Leeds-headquartered Simpson Millar has also announced that it has been granted an ABS licence and that the firm is planning “further expansion” of its 10-office national network.
The £15.5m turnover firm grew by almost 20 per cent last year and operations director Craig Jones said the firm will now look at “integrating other business types”.
Managing parter Peter Watson pinpointed working more closely with institutional introducers of work, such as trade unions.
Meanwhile, Just Costs Solicitors, which was set up in 2006 by former Eversheds costs partner Paul Shenton (19 October 2009), has also been granted a licence.
The business was previously a legal disciplinary practice and has grown from a handful of staff to 90 employees including 55 fee-earners based across offices in Manchester, London and Chesterfield.
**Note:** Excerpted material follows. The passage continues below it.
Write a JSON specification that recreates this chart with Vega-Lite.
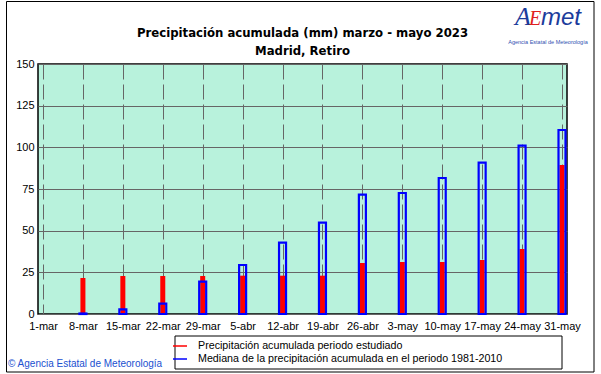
{
  "$schema": "https://vega.github.io/schema/vega-lite/v6.json",
  "width": 529,
  "height": 250,
  "autosize": {"type": "none"},
  "padding": {"left": 38, "top": 64, "right": 34, "bottom": 60},
  "background": "white",
  "config": {
    "locale": {
      "time": {
        "dateTime": "%A, %e de %B de %Y, %X",
        "date": "%d/%m/%Y",
        "time": "%H:%M:%S",
        "periods": ["AM", "PM"],
        "days": ["domingo", "lunes", "martes", "miércoles", "jueves", "viernes", "sábado"],
        "shortDays": ["dom", "lun", "mar", "mié", "jue", "vie", "sáb"],
        "months": ["enero", "febrero", "marzo", "abril", "mayo", "junio", "julio", "agosto", "septiembre", "octubre", "noviembre", "diciembre"],
        "shortMonths": ["ene", "feb", "mar", "abr", "may", "jun", "jul", "ago", "sep", "oct", "nov", "dic"]
      }
    },
    "view": {"fill": "#b8f2dc", "stroke": "black", "strokeWidth": 1.5},
    "font": "Liberation Sans",
    "axis": {
      "labelFont": "Liberation Sans",
      "labelFontSize": 11,
      "labelColor": "black",
      "domain": false,
      "ticks": false,
      "gridColor": "#666666",
      "gridOpacity": 1,
      "gridWidth": 1,
      "labelPadding": 4
    }
  },
  "title": {
    "text": ["Precipitación acumulada (mm) marzo - mayo 2023", "Madrid, Retiro"],
    "font": "DejaVu Sans Condensed, Liberation Sans Narrow, sans-serif",
    "fontSize": 13,
    "fontWeight": "bold",
    "lineHeight": 18.5,
    "anchor": "middle",
    "offset": -57,
    "color": "black"
  },
  "datasets": {
    "precip": [
      {"fecha": "2023-03-08", "tipo": "obs", "serie": "Precipitación acumulada periodo estudiado", "valor": 21.6},
      {"fecha": "2023-03-15", "tipo": "obs", "serie": "Precipitación acumulada periodo estudiado", "valor": 22.8},
      {"fecha": "2023-03-22", "tipo": "obs", "serie": "Precipitación acumulada periodo estudiado", "valor": 22.8},
      {"fecha": "2023-03-29", "tipo": "obs", "serie": "Precipitación acumulada periodo estudiado", "valor": 22.8},
      {"fecha": "2023-04-05", "tipo": "obs", "serie": "Precipitación acumulada periodo estudiado", "valor": 23.0},
      {"fecha": "2023-04-12", "tipo": "obs", "serie": "Precipitación acumulada periodo estudiado", "valor": 23.0},
      {"fecha": "2023-04-19", "tipo": "obs", "serie": "Precipitación acumulada periodo estudiado", "valor": 23.0},
      {"fecha": "2023-04-26", "tipo": "obs", "serie": "Precipitación acumulada periodo estudiado", "valor": 30.6},
      {"fecha": "2023-05-03", "tipo": "obs", "serie": "Precipitación acumulada periodo estudiado", "valor": 31.2},
      {"fecha": "2023-05-10", "tipo": "obs", "serie": "Precipitación acumulada periodo estudiado", "valor": 31.2},
      {"fecha": "2023-05-17", "tipo": "obs", "serie": "Precipitación acumulada periodo estudiado", "valor": 32.4},
      {"fecha": "2023-05-24", "tipo": "obs", "serie": "Precipitación acumulada periodo estudiado", "valor": 39.0},
      {"fecha": "2023-05-31", "tipo": "obs", "serie": "Precipitación acumulada periodo estudiado", "valor": 89.4},
      {"fecha": "2023-03-08", "tipo": "med", "serie": "Mediana de la precipitación acumulada en el periodo 1981-2010", "valor": 0.3},
      {"fecha": "2023-03-15", "tipo": "med", "serie": "Mediana de la precipitación acumulada en el periodo 1981-2010", "valor": 2.8},
      {"fecha": "2023-03-22", "tipo": "med", "serie": "Mediana de la precipitación acumulada en el periodo 1981-2010", "valor": 6.2},
      {"fecha": "2023-03-29", "tipo": "med", "serie": "Mediana de la precipitación acumulada en el periodo 1981-2010", "valor": 19.4},
      {"fecha": "2023-04-05", "tipo": "med", "serie": "Mediana de la precipitación acumulada en el periodo 1981-2010", "valor": 29.4},
      {"fecha": "2023-04-12", "tipo": "med", "serie": "Mediana de la precipitación acumulada en el periodo 1981-2010", "valor": 42.8},
      {"fecha": "2023-04-19", "tipo": "med", "serie": "Mediana de la precipitación acumulada en el periodo 1981-2010", "valor": 54.8},
      {"fecha": "2023-04-26", "tipo": "med", "serie": "Mediana de la precipitación acumulada en el periodo 1981-2010", "valor": 71.6},
      {"fecha": "2023-05-03", "tipo": "med", "serie": "Mediana de la precipitación acumulada en el periodo 1981-2010", "valor": 72.6},
      {"fecha": "2023-05-10", "tipo": "med", "serie": "Mediana de la precipitación acumulada en el periodo 1981-2010", "valor": 81.6},
      {"fecha": "2023-05-17", "tipo": "med", "serie": "Mediana de la precipitación acumulada en el periodo 1981-2010", "valor": 90.8},
      {"fecha": "2023-05-24", "tipo": "med", "serie": "Mediana de la precipitación acumulada en el periodo 1981-2010", "valor": 101.0},
      {"fecha": "2023-05-31", "tipo": "med", "serie": "Mediana de la precipitación acumulada en el periodo 1981-2010", "valor": 110.4}
    ]
  },
  "layer": [
    {
      "data": {"name": "precip"},
      "transform": [{"filter": {"field": "tipo", "equal": "obs"}}],
      "mark": {"type": "bar", "width": 5, "filled": true},
      "encoding": {
        "x": {
          "field": "fecha", "type": "temporal", "title": null,
          "scale": {"type": "utc", "nice": false, "domain": [{"year": 2023, "month": 3, "date": 1, "utc": true}, {"year": 2023, "month": 5, "date": 31, "utc": true}]},
          "axis": {
            "values": [
              {"year": 2023, "month": 3, "date": 1, "utc": true},
              {"year": 2023, "month": 3, "date": 8, "utc": true},
              {"year": 2023, "month": 3, "date": 15, "utc": true},
              {"year": 2023, "month": 3, "date": 22, "utc": true},
              {"year": 2023, "month": 3, "date": 29, "utc": true},
              {"year": 2023, "month": 4, "date": 5, "utc": true},
              {"year": 2023, "month": 4, "date": 12, "utc": true},
              {"year": 2023, "month": 4, "date": 19, "utc": true},
              {"year": 2023, "month": 4, "date": 26, "utc": true},
              {"year": 2023, "month": 5, "date": 3, "utc": true},
              {"year": 2023, "month": 5, "date": 10, "utc": true},
              {"year": 2023, "month": 5, "date": 17, "utc": true},
              {"year": 2023, "month": 5, "date": 24, "utc": true},
              {"year": 2023, "month": 5, "date": 31, "utc": true}
            ],
            "labelExpr": "utcFormat(datum.value, '%-d-%b')",
            "labelAngle": 0, "labelFlush": false, "labelOverlap": false, "labelBound": false,
            "labelPadding": 6,
            "grid": true, "gridDash": [15, 5]
          }
        },
        "y": {
          "field": "valor", "type": "quantitative", "title": null,
          "scale": {"domain": [0, 150], "nice": false, "zero": true},
          "axis": {"values": [0, 25, 50, 75, 100, 125, 150], "grid": true}
        },
        "color": {
          "field": "serie", "type": "nominal",
          "scale": {"domain": ["Precipitación acumulada periodo estudiado", "Mediana de la precipitación acumulada en el periodo 1981-2010"], "range": ["#ff0000", "#0000ff"]},
          "legend": {
            "orient": "none", "legendX": 134, "legendY": 274, "title": null,
            "symbolType": "stroke", "symbolSize": 196, "symbolStrokeWidth": 1.5,
            "labelFont": "Liberation Sans", "labelFontSize": 10.7, "labelColor": "black",
            "labelOffset": 10, "rowPadding": 0, "padding": 0, "labelLimit": 400,
            "encode": {"symbols": {"update": {"stroke": {"scale": "color", "field": "value"}, "fill": {"value": "transparent"}}}}
          }
        }
      }
    },
    {
      "data": {"name": "precip"},
      "transform": [{"filter": {"field": "tipo", "equal": "med"}}],
      "mark": {"type": "bar", "width": 7, "filled": false, "strokeWidth": 2.2},
      "encoding": {
        "x": {"field": "fecha", "type": "temporal"},
        "y": {"field": "valor", "type": "quantitative"},
        "color": {"field": "serie", "type": "nominal"}
      }
    },
    {
      "data": {"values": [{}]},
      "mark": {"type": "rect", "filled": false, "stroke": "black", "strokeWidth": 1, "clip": false, "xOffset": -36.5, "x2Offset": 32, "yOffset": -62.5, "y2Offset": 58},
      "encoding": {
        "x": {"datum": {"year": 2023, "month": 3, "date": 1, "utc": true}, "type": "temporal"},
        "x2": {"datum": {"year": 2023, "month": 5, "date": 31, "utc": true}},
        "y": {"datum": 150, "type": "quantitative"},
        "y2": {"datum": 0}
      }
    },
    {
      "data": {"values": [{}]},
      "mark": {"type": "rect", "filled": false, "stroke": "black", "strokeWidth": 1, "clip": false, "xOffset": 132, "x2Offset": 0, "yOffset": 22, "y2Offset": 55},
      "encoding": {
        "x": {"datum": {"year": 2023, "month": 3, "date": 1, "utc": true}, "type": "temporal"},
        "x2": {"datum": {"year": 2023, "month": 5, "date": 31, "utc": true}},
        "y": {"datum": 0, "type": "quantitative"},
        "y2": {"datum": 0}
      }
    },
    {
      "data": {"values": [{}]},
      "mark": {"type": "text", "text": "© Agencia Estatal de Meteorología", "align": "left", "baseline": "middle", "fontSize": 10, "color": "#2050d0", "dx": -35, "dy": 50, "clip": false},
      "encoding": {
        "x": {"datum": {"year": 2023, "month": 3, "date": 1, "utc": true}, "type": "temporal"},
        "y": {"datum": 0, "type": "quantitative"}
      }
    },
    {
      "data": {"values": [{}]},
      "mark": {"type": "text", "text": "A", "align": "left", "baseline": "alphabetic", "fontSize": 26, "fontStyle": "italic", "font": "Liberation Serif", "color": "#1c3c9c", "dx": -47, "dy": -39, "clip": false},
      "encoding": {
        "x": {"datum": {"year": 2023, "month": 5, "date": 31, "utc": true}, "type": "temporal"},
        "y": {"datum": 150, "type": "quantitative"}
      }
    },
    {
      "data": {"values": [{}]},
      "mark": {"type": "text", "text": "E", "align": "left", "baseline": "alphabetic", "fontSize": 20, "fontStyle": "italic", "font": "Liberation Serif", "color": "#e02020", "dx": -33, "dy": -39, "clip": false},
      "encoding": {
        "x": {"datum": {"year": 2023, "month": 5, "date": 31, "utc": true}, "type": "temporal"},
        "y": {"datum": 150, "type": "quantitative"}
      }
    },
    {
      "data": {"values": [{}]},
      "mark": {"type": "text", "text": "met", "align": "left", "baseline": "alphabetic", "fontSize": 24, "fontStyle": "italic", "font": "Liberation Sans", "color": "#1c3c9c", "dx": -21, "dy": -39, "clip": false},
      "encoding": {
        "x": {"datum": {"year": 2023, "month": 5, "date": 31, "utc": true}, "type": "temporal"},
        "y": {"datum": 150, "type": "quantitative"}
      }
    },
    {
      "data": {"values": [{}]},
      "mark": {"type": "text", "text": "Agencia Estatal de Meteorología", "align": "center", "baseline": "middle", "fontSize": 5.5, "color": "#3050b0", "dx": -14, "dy": -22, "clip": false},
      "encoding": {
        "x": {"datum": {"year": 2023, "month": 5, "date": 31, "utc": true}, "type": "temporal"},
        "y": {"datum": 150, "type": "quantitative"}
      }
    }
  ]
}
It had instructions from 300 firms last year.
Shenton said the recovery of costs is “critical” to firms, particularly in the personal injury sector and that his firm needs to seize on opportunities for work thrown up by an unstable sector.
He said: “We’re not immune to the Jackson reforms. We need to take up more space just to stand still. The ABS provides us the flexibility to move and change going forward.
“External investment remains an option. You’ve got to be nimble of foot rather than restrained by historical convention.”
Shenton said Just Costs will also look to create relationships with after-the-event insurers, claims management companies and other work providers.
The number of ABS licences is now up to 81 after Sai-Donne, Integrity Legal, Bobby Dhanjal Legal Services and Greenlight Legal were all approved today.